История В. завершилась тем, что он ушел потом в Н-ский монастырь.

* * *

Иеродиакону Серафиму запомнилось, как инок Трофим сказал однажды: “Чем больше освобождаешься от страстей, тем меньше интерес к материальному”. А один местный житель вспоминает, как перед Пасхой он рассказывал Трофиму, что готовится к новоселью и перевозит вещи в новый дом. “А у меня теперь настроение такое, — сказал инок, — что все бы вынес из кельи”.

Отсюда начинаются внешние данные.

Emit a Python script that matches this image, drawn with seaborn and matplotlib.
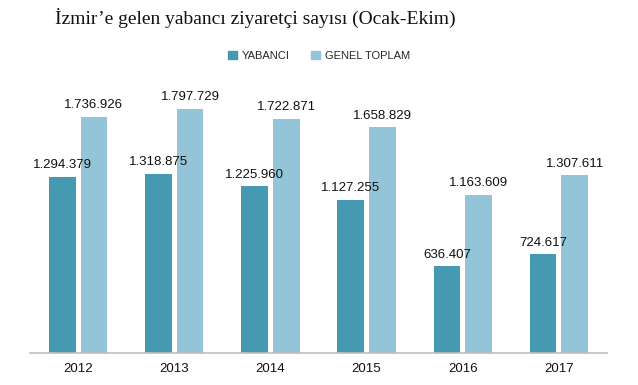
import matplotlib.pyplot as plt
import pandas as pd
import seaborn as sns

# values
years = ["2012", "2013", "2014", "2015", "2016", "2017"]
yabanci = [1294379, 1318875, 1225960, 1127255, 636407, 724617]
genel_toplam = [1736926, 1797729, 1722871, 1658829, 1163609, 1307611]
series_names = ["YABANCI", "GENEL TOPLAM"]
colors = ["#4599b0", "#93c4d7"]

df = pd.DataFrame({
    "year": years * 2,
    "series": [series_names[0]] * len(years) + [series_names[1]] * len(years),
    "value": yabanci + genel_toplam,
})

sns.set_style("white")
plt.rcParams["font.family"] = ["Liberation Sans", "DejaVu Sans"]

fig = plt.figure(figsize=(6.38, 3.85), dpi=100)
ax = fig.add_axes([30 / 638, 32 / 385, 577 / 638, 272 / 385])

sns.barplot(
    data=df, x="year", y="value", hue="series",
    palette=colors, width=0.66, gap=0.16, ax=ax, legend=False,
    saturation=1, linewidth=0,
)

for container in ax.containers:
    labels = [f"{v:,.0f}".replace(",", ".") for v in container.datavalues]
    ax.bar_label(container, labels=labels, padding=4, fontsize=9.5, color="#111111")

ax.set_ylim(0, 2000000)
ax.set_xlim(-0.5, 5.5)
ax.set_xlabel("")
ax.set_ylabel("")
ax.set_yticks([])
ax.tick_params(axis="x", length=0, pad=7, labelsize=9.5, colors="#111111")
for side in ["top", "left", "right"]:
    ax.spines[side].set_visible(False)
ax.spines["bottom"].set_color("#bfbfbf")
ax.spines["bottom"].set_linewidth(1.2)

handles = [plt.Rectangle((0, 0), 1, 1, color=c) for c in colors]
fig.legend(
    handles, series_names, loc="center", bbox_to_anchor=(0.5, 1 - 56 / 385),
    ncol=2, frameon=False, fontsize=8, handlelength=0.8, handleheight=0.8,
    columnspacing=2.0, handletextpad=0.4,
)

fig.text(
    55 / 638, 1 - 18 / 385, "İzmir’e gelen yabancı ziyaretçi sayısı (Ocak-Ekim)",
    family=["Liberation Serif", "DejaVu Serif"], fontsize=14, va="center",
    ha="left", color="#111111",
)

fig.savefig("out.png", dpi=100)
plt.close(fig)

Перед Пасхой, как уже говорилось, инок Ферапонт раздает свои вещи. Точно так же поступает и о. Василий, правда, с оговоркой — раздавать ему было особо нечего. Когда после смерти сына Анна Михайловна впервые увидела его келью, она опешила при виде этой монашеской нищеты — вместо кровати доски с подстилкой из войлока, вместо стула чурбак у печки, а на щелястом полу пред аналоем старая телогрейка, на которой по ночам о. Василий клал земные поклоны, стараясь не беспокоить соседей. Дом был ветхий, с хорошей слышимостью, и сосед отца Василия через стенку монах Амвросий уже привык слышать ночью эти постоянные звуки земных поклонов, засыпая и просыпаясь под них. “Как? — растерялась мать. — Он же сам мне писал: “Как я люблю мою келью!” А чего, не пойму, тут любить?” Это была келья аскета, где не было ничего лишнего. И все-таки кое-что было — у о. Василия был подсвечник. Этот подсвечник и сорок свечей он передал со знакомыми в Москву в подарок рабе Божией Ирине. А еще он переслал с попутчиками в Петербург сорок свечей и крест десятилетнему мальчику Мише. По поводу сорока свечей позже возникли толкования, дескать, сорок свечей — это сорокоуст, а, стало быть, о. Василий “предвидел” и дал “намек”. Истолковать, конечно, можно что угодно, а только в характере о. Василия не было того двоемыслия, когда лишь уклончиво “намекают”, не решаясь на “да” или “нет”. Но была у него вот какая особенность: если гость в его келье брал себе к чаю, положим, две конфеты, он тут же давал ему третью со словами: “Во всем должна быть полнота”. Иначе говоря, у него была потребность в непрестанном памятований о Боге даже в образах земных вещей. А число три возводит мысль к Пресвятой Троице. А сорок — это та полнота, что вмещает в себя сорок лет исхода из египетского плена и сорок дней поста Спасителя в пустыне. Словом, это было осмысленное житие аскета, где все одухотворяла мысль о Творце.